Food Safety Talking Points for Post-Tsunami Safety Communications – 3/22/2011
The U.S. enjoys one of the world’s safest food supplies. The U.S. Food and Drug Administration (FDA), the U.S. Department of Agriculture (USDA), and the National Oceanic and Atmospheric Administration (NOAA), working with the U.S. Customs and Border Protection, have systems in place to assure that our food supply, both domestic and imported, is safe to eat.
If the government has any reason to believe that food coming into or produced in the U.S. has been tainted, we will keep it from entering into the stream of commerce.

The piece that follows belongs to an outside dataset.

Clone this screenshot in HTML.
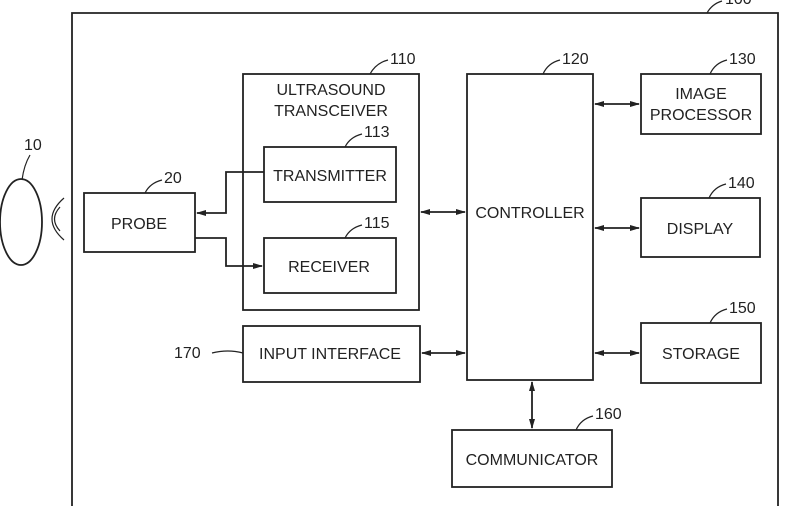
<!DOCTYPE html>
<html><head><style>body{margin:0;background:#fff}svg text{font-family:"Liberation Sans",sans-serif;fill:#222}</style></head><body>
<svg width="801" height="506" viewBox="0 0 801 506" xmlns="http://www.w3.org/2000/svg">
<defs><marker id="a" markerWidth="10" markerHeight="8" refX="9" refY="4" orient="auto-start-reverse" markerUnits="userSpaceOnUse"><path d="M0,1 L10,4 L0,7 Z" fill="#222"/></marker></defs>
<g fill="none" stroke="#222" stroke-width="1.8">
<path d="M72,506 V13 H778 V506"/>
<ellipse cx="21" cy="222" rx="21" ry="43"/>
<path d="M64,198 Q40,219 64,240" stroke-width="1.2"/><path d="M60,207 Q49,219 60,231" stroke-width="1.2"/>
<rect x="84" y="193" width="111" height="59"/>
<rect x="243" y="74" width="176" height="236"/>
<rect x="264" y="147" width="132" height="55"/>
<rect x="264" y="238" width="132" height="55"/>
<rect x="243" y="326" width="177" height="56"/>
<rect x="467" y="74" width="126" height="306"/>
<rect x="641" y="74" width="120" height="60"/>
<rect x="641" y="198" width="119" height="59"/>
<rect x="641" y="323" width="120" height="60"/>
<rect x="452" y="430" width="160" height="57"/>
<path d="M264,172 H226 V213 H197" marker-end="url(#a)"/>
<path d="M195,238 H226 V266 H262" marker-end="url(#a)"/>
<path d="M421,212 H465" marker-start="url(#a)" marker-end="url(#a)"/>
<path d="M422,353 H465" marker-start="url(#a)" marker-end="url(#a)"/>
<path d="M595,104 H639" marker-start="url(#a)" marker-end="url(#a)"/>
<path d="M595,228 H639" marker-start="url(#a)" marker-end="url(#a)"/>
<path d="M595,353 H639" marker-start="url(#a)" marker-end="url(#a)"/>
<path d="M532,382 V428" marker-start="url(#a)" marker-end="url(#a)"/>
</g>
<g fill="none" stroke="#222" stroke-width="1.2">
<path d="M22,180 Q24,165 30,155"/>
<path d="M145,193 Q150,183 162,180"/>
<path d="M370,74 Q376,63 388,60"/>
<path d="M345,147 Q350,137 362,134"/>
<path d="M345,238 Q350,228 362,225"/>
<path d="M543,74 Q548,63 560,60"/>
<path d="M710,74 Q715,63 727,60"/>
<path d="M709,198 Q714,187 726,184"/>
<path d="M710,323 Q715,312 727,309"/>
<path d="M576,430 Q581,419 593,416"/>
<path d="M212,353 Q228,349 243,353"/>
<path d="M707,13 Q712,4 722,1"/>
</g>
<g font-size="16">
<text x="24" y="150">10</text>
<text x="164" y="183">20</text>
<text x="390" y="64">110</text>
<text x="364" y="137">113</text>
<text x="364" y="228">115</text>
<text x="562" y="64">120</text>
<text x="729" y="64">130</text>
<text x="728" y="188">140</text>
<text x="729" y="313">150</text>
<text x="595" y="419">160</text>
<text x="174" y="358">170</text>
<text x="725" y="4">100</text>
</g>
<g font-size="16" text-anchor="middle">
<text x="139" y="229">PROBE</text>
<text x="331" y="95">ULTRASOUND</text>
<text x="331" y="116">TRANSCEIVER</text>
<text x="330" y="181">TRANSMITTER</text>
<text x="329" y="272">RECEIVER</text>
<text x="330" y="359">INPUT INTERFACE</text>
<text x="530" y="218">CONTROLLER</text>
<text x="701" y="99">IMAGE</text>
<text x="701" y="120">PROCESSOR</text>
<text x="700" y="234">DISPLAY</text>
<text x="701" y="359">STORAGE</text>
<text x="532" y="465">COMMUNICATOR</text>
</g>
</svg>
</body></html>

FDA has jurisdiction over 80 percent of the food supply, including seafood, dairy and produce. USDA regulates meat, poultry and processed egg products, while FDA regulates all other food products.
FDA’s Core Messages
FDA has a team of more than 900 investigators and 450 analysts in the Foods program who conduct inspections and collect and analyze product samples.
Altogether, FDA screens all import entries and performs multiple analyses on about 31,000 import product samples annually. During Fiscal Year (FY) 2010, the Agency performed more than 175,000 food and feed field exams and conducted more than 350 foreign food and feed inspections.
FDA works to inspect imports that may pose a significant public health threat by carrying out targeted risk-based analyses of imports at the points of entry.
If unsafe products reach our ports, FDA’s imports entry reviews, inspections, and sampling at the border help prevent these products from entering our food supply.
Although FDA doesn’t physically inspect every product, the Agency screens shipments of imported foods products before they reach our borders. Based on Agency risk criteria, an automated system alerts FDA to any concerns. Then inspectors investigate further and, if warranted, do a physical examination of the product.
FDA also works cooperatively with U.S. Customs and Border Protection and other agencies to help identify shipments that may pose a threat.